Une étude publiée récemment dans la revue Geophysical Research Letters pourrait apporter un élément de réponse, en faisant notamment état d’une épaisse couche de roche jusqu’ici non identifiée sous l’archipel. « Nous avons identifié des caractéristiques associées à une couche rocheuse d’environ 20 km d’épaisseur située sous la croûte océanique, qui n’avait pas encore été signalée. Cette épaisse couche sous-croûtale s’est probablement mise en place lors d’une phase d’activité volcanique aux Bermudes, il y a 30 à 35 millions d’années, et pourrait être à l’origine du soulèvement bathymétrique », expliquent les auteurs de l’étude.

Une densité conférant la flottabilité apparente de l’archipel

Pour mener leur enquête, les chercheurs de la nouvelle étude ont utilisé les données d’une station sismique installée sur place, issues de séismes importants survenus à travers le globe. Les ondes sismiques de ces séismes produisent des échos qui se propagent à travers les roches avant d’atteindre la station. Cette méthode a permis de cartographier avec précision les reliefs souterrains jusqu’à environ 50 kilomètres sous l’archipel.

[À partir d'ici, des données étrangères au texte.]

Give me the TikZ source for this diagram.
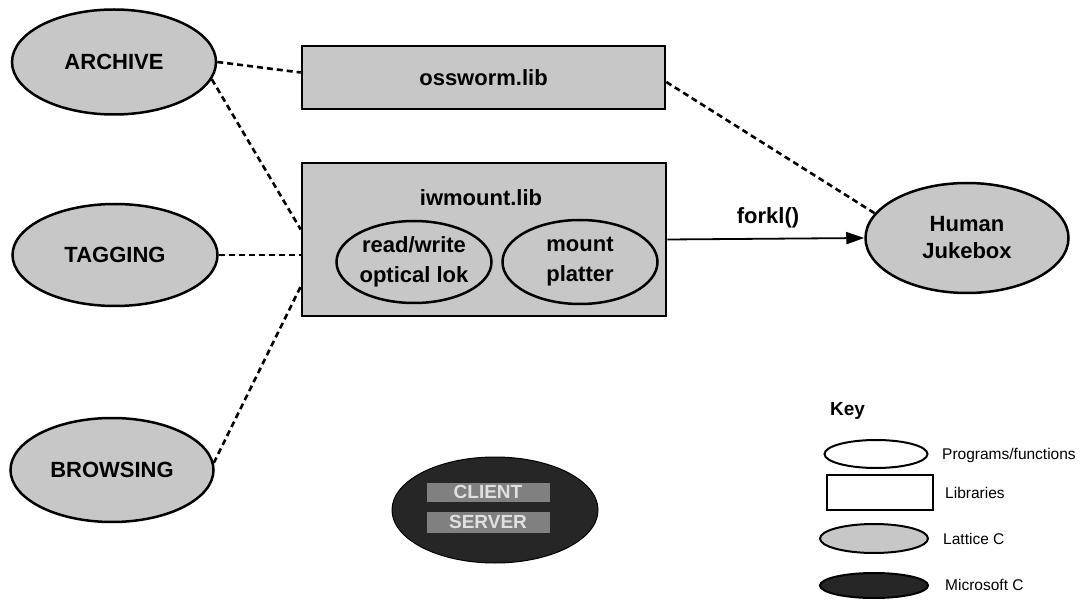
\documentclass[tikz,border=0pt]{standalone}
\usepackage{fontspec}
\setmainfont{Liberation Sans}
\usetikzlibrary{shapes.geometric,arrows.meta,calc}
\begin{document}
\begin{tikzpicture}[x=1pt,y=-1pt,
  lattice/.style={ellipse,draw=black,line width=2.5pt,fill=black!22,inner sep=0pt,font=\fontsize{22}{27}\selectfont\bfseries,align=center},
  lib/.style={rectangle,draw=black,line width=2.6pt,fill=black!22,inner sep=0pt,font=\fontsize{22}{27}\selectfont\bfseries},
  prog/.style={ellipse,draw=black,line width=2.5pt,inner sep=0pt,font=\fontsize{22}{30}\selectfont\bfseries,align=center},
  dashline/.style={dash pattern=on 6pt off 4pt,line width=2.6pt},
  keylabel/.style={anchor=west,font=\fontsize{15.5}{18}\selectfont,inner sep=0pt},
  lbl/.style={font=\fontsize{22}{27}\selectfont\bfseries,inner sep=0pt},
  keyshape/.style={draw=black,line width=2pt,inner sep=0pt}
]
\useasboundingbox (0,0) rectangle (1084,601);

% left program ellipses
\node[lattice,minimum width=204pt,minimum height=105pt] (archive) at (114,62) {ARCHIVE};
\node[lattice,minimum width=205pt,minimum height=102pt] (tagging) at (115,255) {TAGGING};
\node[lattice,minimum width=203pt,minimum height=104pt] (browsing) at (112,470) {BROWSING};

% libraries
\node[lib,minimum width=363pt,minimum height=63pt] (ossworm) at (483.5,77.5) {ossworm.lib};
\node[lib,minimum width=364pt,minimum height=153pt] (iwmount) at (484,239.5) {};
\node[lbl] (iwtitle) at (481,198) {iwmount.lib};
\node[prog,minimum width=155pt,minimum height=82pt] (rw) at (414,262) {read/write\\optical lok};
\node[prog,minimum width=155pt,minimum height=84pt] (mount) at (580,262) {mount\\platter};

% jukebox
\node[lattice,minimum width=203pt,minimum height=110pt] (jukebox) at (967,238) {Human\\Jukebox};

% server
\node[ellipse,draw=black,line width=1pt,fill=black!85,minimum width=206pt,minimum height=106pt] (server) at (495,510) {};
\fill[black!50] (427,483) rectangle (550,502);
\fill[black!50] (427,512) rectangle (550,533);
\node[font=\fontsize{19}{22}\selectfont\bfseries,text=black!12,inner sep=0pt] (srvA) at (488,492) {CLIENT};
\node[font=\fontsize{19}{22}\selectfont\bfseries,text=black!12,inner sep=0pt] (srvB) at (488,522) {SERVER};

% connectors
\draw[dashline] (archive.east) -- ($(ossworm.west)+(0,-5)$);
\draw[dashline] (archive.-10) -- ($(iwmount.west)+(0,-10)$);
\draw[dashline] (tagging.east) -- (tagging.east -| iwmount.west);
\draw[dashline] (browsing.4) -- ($(iwmount.west)+(0,47)$);
\draw[dashline] ($(ossworm.east)+(0,4.5)$) -- (jukebox.165);
\draw[line width=1.8pt,-{Triangle[length=18pt,width=12pt]}] (iwmount.east) -- (jukebox.west);
\node[lbl] (fork) at (768,218) {forkl()};

% key
\node[font=\fontsize{19}{22}\selectfont\bfseries,anchor=west,inner sep=0pt] (key) at (830,411) {Key};
\node[keyshape,ellipse,fill=white,minimum width=103pt,minimum height=28pt] (k1) at (876,454) {};
\node[keylabel] (k1l) at (942,455) {Programs/functions};
\node[keyshape,rectangle,fill=white,minimum width=106pt,minimum height=35pt] (k2) at (880,492.5) {};
\node[keylabel] (k2l) at (945,493) {Libraries};
\node[keyshape,ellipse,fill=black!22,minimum width=108pt,minimum height=29pt] (k3) at (874,538.5) {};
\node[keylabel] (k3l) at (943,539) {Lattice C};
\node[keyshape,ellipse,fill=black!85,minimum width=108pt,minimum height=25pt] (k4) at (874,585.5) {};
\node[keylabel] (k4l) at (945,585) {Microsoft C};
\end{tikzpicture}
\end{document}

En analysant les points où les ondes sismiques présentent de brusques variations, l’équipe a identifié une couche rocheuse exceptionnellement épaisse et moins dense que la roche environnante. « Normalement, on a la base de la croûte océanique, puis on s’attend à trouver le manteau », explique à Live Science William Frazer, sismologue à Carnegie Science, à Washington, D.C., et auteur principal de l’étude. « Mais aux Bermudes, il existe une autre couche située sous la croûte, à l’intérieur de la plaque tectonique sur laquelle repose l’archipel. »

D’après le chercheur, cette structure pourrait contribuer à expliquer la question persistante de la surélévation des Bermudes. L’archipel reposerait au-dessus d’une zone où la croûte océanique est anormalement surélevée par rapport aux fonds marins environnants. Celle-ci ne serait pas le résultat d’une activité volcanique récente, mais plutôt d’une phase d’activité volcanique survenue il y a plusieurs dizaines de millions d’années, au cours de laquelle de la roche mantellique aurait été injectée à l’intérieur de la croûte. Cette roche se serait ensuite figée sur place, formant une sorte de plateforme capable de soulever le fond océanique d’environ 500 mètres.

En outre, ce serait la différence de densité entre cette roche et le manteau environnant qui conférerait la flottabilité nécessaire au gonflement bathymétrique soutenant l’archipel, plutôt que la chaleur ou une activité volcanique encore active. Frazer et son équipe examinent actuellement d’autres îles volcaniques océaniques afin de déterminer si certaines présentent une couche sous-jacente similaire à celle mise en évidence aux Bermudes.

« Comprendre un endroit comme les Bermudes, qui constitue un cas extrême, est essentiel pour mieux appréhender des situations moins extrêmes. Cela nous donne une idée à la fois des processus plus ordinaires à l’œuvre sur Terre et de ceux qui le sont davantage », conclut le géologue.